Ideologically, “Leviathan Falls” works as a refutation to an old classic sci-fi story called “Childhood’s End” by Arthur C. Clarke. To me, it seems that there are too many similar story beats that ultimately take the counterpoint to that story for this effect to not be intentional. Both stories focus on a supposed next step in human development, the idea of a hive mind, and concepts such as a benevolent dictator and alien life, which isn’t what it seems.  

What I think is most clever and persuasive about Corey’s subtextual argument for individuality is because it honestly considers Clarke’s position and notes its merits. Ultimately though, the trade-off of all that makes us people—for as flawed or graceful as that can be—to ascend as one singular macro being isn’t worth it because it devalues the individual person to the metaphorical point of errant skin cell.
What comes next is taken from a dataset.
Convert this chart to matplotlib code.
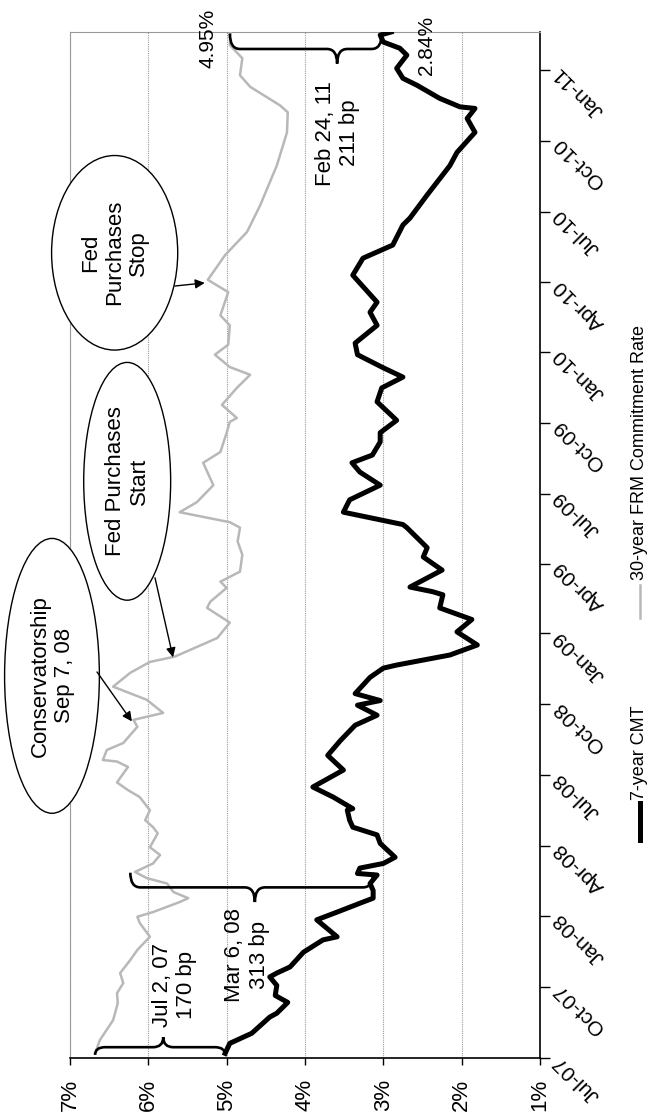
import numpy as np
import pandas as pd
import matplotlib
matplotlib.use('Agg')
import matplotlib.pyplot as plt
import matplotlib.dates as mdates
from matplotlib.patches import Ellipse, PathPatch
from matplotlib.path import Path
from matplotlib.lines import Line2D

plt.rcParams['font.family'] = ['Liberation Sans', 'DejaVu Sans']

# 7-year CMT
cmt_dates = ['2007-07-07', '2007-07-20', '2007-08-02', '2007-08-23', '2007-08-28', '2007-09-11',
             '2007-09-20', '2007-10-03', '2007-10-14', '2007-10-19', '2007-10-27', '2007-11-15',
             '2007-12-01', '2007-12-05', '2007-12-27', '2008-01-06', '2008-01-19', '2008-01-24',
             '2008-02-03', '2008-02-12', '2008-02-23', '2008-02-25', '2008-03-03', '2008-03-09',
             '2008-03-17', '2008-04-04', '2008-04-15', '2008-04-25', '2008-05-04', '2008-05-17',
             '2008-05-19', '2008-06-03', '2008-06-16', '2008-07-08', '2008-07-27', '2008-08-15',
             '2008-09-04', '2008-09-17', '2008-09-30', '2008-10-06', '2008-10-15', '2008-11-05',
             '2008-11-17', '2008-11-21', '2008-12-04', '2008-12-17', '2009-01-03', '2009-01-19',
             '2009-02-03', '2009-02-20', '2009-02-24', '2009-03-02', '2009-03-24', '2009-04-10',
             '2009-04-22', '2009-05-18', '2009-05-22', '2009-06-07', '2009-06-23', '2009-07-12',
             '2009-07-29', '2009-08-10', '2009-08-20', '2009-09-06', '2009-09-18', '2009-10-04',
             '2009-10-28', '2009-11-15', '2009-11-29', '2009-12-11', '2009-12-28', '2010-01-12',
             '2010-02-04', '2010-02-21', '2010-03-06', '2010-04-10', '2010-05-02', '2010-05-19',
             '2010-06-14', '2010-06-23', '2010-07-23', '2010-08-30', '2010-09-16', '2010-10-12',
             '2010-10-30', '2010-11-12', '2010-11-14', '2010-11-25', '2010-12-12', '2010-12-21',
             '2011-01-03', '2011-01-20', '2011-01-29', '2011-02-06', '2011-02-15', '2011-02-19']
cmt_vals = [5.02, 4.96, 4.68, 4.45, 4.36, 4.22,
            4.38, 4.36, 4.45, 4.36, 4.19, 4.02,
            3.77, 3.59, 3.85, 3.59, 3.26, 3.13,
            3.13, 3.17, 3.08, 3.33, 3.30, 3.00,
            2.85, 3.04, 3.08, 3.39, 3.43, 3.46,
            3.39, 3.64, 3.90, 3.51, 3.71, 3.55,
            3.36, 3.08, 3.33, 3.04, 3.36, 3.17,
            3.00, 2.83, 2.15, 1.80, 2.06, 1.87,
            2.28, 2.24, 2.37, 2.66, 2.25, 2.49,
            2.44, 2.70, 2.75, 3.51, 3.43, 3.04,
            3.30, 3.40, 3.14, 3.04, 3.04, 2.83,
            3.08, 3.02, 2.75, 3.00, 3.33, 3.36,
            3.08, 3.17, 3.08, 3.39, 3.26, 2.88,
            2.75, 2.66, 2.44, 2.15, 2.06, 1.83,
            1.93, 1.83, 2.02, 2.28, 2.57, 2.75,
            2.83, 2.70, 2.79, 3.00, 3.04, 2.90]

# 30-year FRM commitment rate
frm_dates = ['2007-07-07', '2007-07-24', '2007-08-19', '2007-09-10', '2007-09-23', '2007-10-06',
             '2007-10-19', '2007-11-05', '2007-11-18', '2007-12-05', '2007-12-23', '2007-12-31',
             '2008-01-06', '2008-01-19', '2008-01-24', '2008-02-01', '2008-02-12', '2008-02-19',
             '2008-02-27', '2008-03-09', '2008-03-20', '2008-03-30', '2008-04-17', '2008-04-25',
             '2008-05-04', '2008-05-17', '2008-06-03', '2008-06-12', '2008-06-22', '2008-07-12',
             '2008-07-19', '2008-07-21', '2008-08-03', '2008-08-12', '2008-09-02', '2008-09-11',
             '2008-09-20', '2008-10-07', '2008-10-24', '2008-11-11', '2008-11-25', '2008-12-02',
             '2008-12-26', '2009-01-15', '2009-02-03', '2009-02-11', '2009-03-01', '2009-03-09',
             '2009-03-22', '2009-04-13', '2009-04-30', '2009-05-18', '2009-05-25', '2009-06-07',
             '2009-06-20', '2009-07-12', '2009-08-10', '2009-08-24', '2009-09-18', '2009-10-02',
             '2009-10-07', '2009-10-24', '2009-11-15', '2009-12-02', '2009-12-12', '2009-12-28',
             '2010-01-10', '2010-02-04', '2010-02-17', '2010-03-19', '2010-04-04', '2010-05-06',
             '2010-06-05', '2010-07-10', '2010-08-30', '2010-10-12', '2010-11-07', '2010-11-16',
             '2010-12-10', '2010-12-25', '2011-01-16', '2011-02-02', '2011-02-19']
frm_vals = [6.68, 6.62, 6.45, 6.39, 6.40, 6.32,
            6.36, 6.23, 6.14, 5.98, 6.11, 6.14,
            5.94, 5.60, 5.49, 5.68, 5.76, 6.02,
            6.17, 5.94, 5.85, 5.98, 5.88, 5.94,
            6.04, 5.98, 6.11, 6.26, 6.40, 6.26,
            6.40, 6.58, 6.53, 6.32, 6.14, 6.19,
            5.81, 6.02, 6.45, 6.23, 5.98, 5.66,
            5.12, 4.96, 5.25, 5.21, 5.00, 5.08,
            4.83, 4.80, 4.86, 4.83, 4.96, 5.60,
            5.38, 5.17, 5.30, 5.08, 5.00, 4.96,
            4.87, 5.06, 4.87, 4.70, 4.96, 5.15,
            4.98, 4.96, 5.08, 4.98, 5.24, 5.02,
            4.74, 4.57, 4.36, 4.23, 4.22, 4.32,
            4.70, 4.83, 4.80, 4.96, 4.95]

pct_ticks = [7, 6, 5, 4, 3, 2, 1]
pct_labels = [f'{p}%' for p in pct_ticks]
quarter_ticks = pd.date_range('2007-07-01', '2011-01-01', freq='QS-JAN')
quarter_labels = [d.strftime('%b-%y') for d in quarter_ticks]

cmt_d = mdates.date2num(pd.to_datetime(cmt_dates))
frm_d = mdates.date2num(pd.to_datetime(frm_dates))


def dn(s):
    return mdates.date2num(pd.Timestamp(s))


def brace(ax, x0, x1, xtip, y, hook, tip, r=0.13):
    s = np.sign(x1 - x0) * r
    verts = [(x0, y + hook), (x0, y), (x0 + s, y),
             (xtip - s, y), (xtip, y), (xtip, y + tip),
             (xtip, y), (xtip + s, y),
             (x1 - s, y), (x1, y), (x1, y + hook)]
    codes = [Path.MOVETO, Path.CURVE3, Path.CURVE3,
             Path.LINETO, Path.CURVE3, Path.CURVE3,
             Path.CURVE3, Path.CURVE3,
             Path.LINETO, Path.CURVE3, Path.CURVE3]
    ax.add_patch(PathPatch(Path(verts, codes), fill=False, lw=1.9,
                           edgecolor='black', clip_on=False, zorder=5))


fig = plt.figure(figsize=(6.5, 11.18), dpi=100)
ax = fig.add_axes([70 / 650, 60 / 1118, 470 / 650, 1026 / 1118])

ax.plot(frm_vals, frm_d, color='#b8b8b8', lw=1.8, zorder=3)
ax.plot(cmt_vals, cmt_d, color='black', lw=3.6, solid_joinstyle='round', zorder=3)

ax.set_xlim(7, 1)
ax.set_ylim(dn('2007-07-01'), dn('2011-02-19'))

ax.set_xticks(pct_ticks, labels=pct_labels)
ax.tick_params(axis='x', direction='out', length=5, width=1, pad=10,
               labelsize=16, labelrotation=90)
ax.grid(axis='x', color='#999999', lw=0.8, ls=(0, (1, 1)))
ax.grid(axis='y', visible=False)

ax.yaxis.tick_right()
ax.set_yticks(mdates.date2num(quarter_ticks), labels=quarter_labels)
ax.tick_params(axis='y', direction='out', length=7, width=1, pad=5, labelsize=15)
for t in ax.yaxis.get_major_ticks():
    t.label2.set_rotation(135)
    t.label2.set_ha('right')
    t.label2.set_va('center')
    t.label2.set_rotation_mode('anchor')

for side in ['left', 'top']:
    ax.spines[side].set_color('#999999')
    ax.spines[side].set_linewidth(0.8)
for side in ['right', 'bottom']:
    ax.spines[side].set_color('black')
    ax.spines[side].set_linewidth(1.2)

# callout ellipses
ellipses = [((7.23, dn('2008-11-07')), 1.21, 356, 'Conservatorship\nSep 7, 08'),
            ((6.27, dn('2009-07-17')), 1.11, 308, 'Fed Purchases\nStart'),
            ((6.43, dn('2010-05-09')), 1.61, 252, 'Fed\nPurchases\nStop')]
for (cx, cy), w, h, txt in ellipses:
    ax.add_patch(Ellipse((cx, cy), w, h, facecolor='white', edgecolor='black',
                         lw=1.0, clip_on=False, zorder=4))
    ax.text(cx, cy, txt, rotation=90, ha='center', va='center',
            multialignment='center', fontsize=16, zorder=6)

arrows = [((6.21, dn('2008-09-09')), (6.655, dn('2008-11-12'))),
          ((5.685, dn('2008-12-01')), (5.915, dn('2009-03-14'))),
          ((5.28, dn('2010-03-31')), (5.66, dn('2010-03-27')))]
for tip, start in arrows:
    ax.annotate('', xy=tip, xytext=start,
                arrowprops=dict(arrowstyle='-|>', color='black', lw=1.0,
                                mutation_scale=14, shrinkA=0, shrinkB=0),
                zorder=6, annotation_clip=False)

# spread braces
brace(ax, 6.68, 5.02, 5.81, dn('2007-07-15'), -10, 13)
brace(ax, 6.23, 3.13, 4.64, dn('2008-02-07'), 19, -19)
brace(ax, 4.96, 3.02, 3.59, dn('2011-01-28'), 20, -19)

ax.text(5.67, dn('2007-10-03'), 'Jul 2, 07\n170 bp', rotation=90, ha='center',
        va='center', multialignment='center', fontsize=16)
ax.text(4.74, dn('2007-11-11'), 'Mar 6, 08\n313 bp', rotation=90, ha='center',
        va='center', multialignment='center', fontsize=16)
ax.text(3.58, dn('2010-10-11'), 'Feb 24, 11\n211 bp', rotation=90, ha='center',
        va='center', multialignment='center', fontsize=16)
ax.text(5.24, dn('2011-02-11'), '4.95%', rotation=90, ha='center', va='center',
        fontsize=15, clip_on=False)
ax.text(2.455, dn('2011-02-01'), '2.84%', rotation=90, ha='center', va='center',
        fontsize=15, clip_on=False)

# legend, drawn rotated like the rest of the chart
lx = 640 / 650
fig.add_artist(Line2D([lx, lx], [1 - 840 / 1118, 1 - 803 / 1118], color='black', lw=3.6))
fig.text(lx, 1 - 800 / 1118, '7-year CMT', rotation=90, ha='center', va='bottom', fontsize=13)
fig.add_artist(Line2D([lx, lx], [1 - 618 / 1118, 1 - 585 / 1118], color='#b8b8b8', lw=1.8))
fig.text(lx, 1 - 580 / 1118, '30-year FRM Commitment Rate', rotation=90, ha='center',
         va='bottom', fontsize=13)

fig.savefig('out.png', dpi=100)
Moving away from big picture stuff and focusing on a purely nuts and bolts story mechanic thing I was genuinely impressed by was the characterization of Tanaka. I wouldn’t say I grew to like her, and I don’t think you’re supposed to, but I did understand why she was the way she was in the story. Typically, the character would grow somehow, and traditionally that would be the most compelling way to develop her character. Corey surprised me, though, because Tanaka, through sheer intensity, remains compelling throughout the novel despite not learning one single thing. Even after having empathy forced on her, as she starts to fall into the hive mind, she still persists in being the same vicious amoral nut job she always was. And funny enough, that was what was needed for Holden to ultimately save all of humanity from Duarte.

I want to highlight here that empathy was forced on Tanaka, which Corey equated to a kind of intimate assault. Put another way, rape—of the soul, of her very personhood, her agency. That point is Corey’s coup de grĂ¢ce to Clarke’s grand collective hive mind.

Parting thoughts:

It’s been one hell of a ride, riding along vicariously with James S.A. Corey’s Rocinante crew for nine books and various novellas. James S.A. Corey is actually a pen name, by the way, for Daniel Abraham and Ty Franck. It’s just been easier to refer to them as one person throughout this review.

As of right now, “The Expanse” show is still going on in its last season. So far, I’ve loved every episode, but I’d be lying if I didn’t admit that I have some serious “Game of Thrones” type anxiety in regards to how it will end.

But since both Abraham and Franck are intimately involved with the show, I still hope. Hopefully, they will make it land as well as the novels.

Or better yet, maybe the Screaming Firehawks pull off another miracle and get that sequel series greenlit.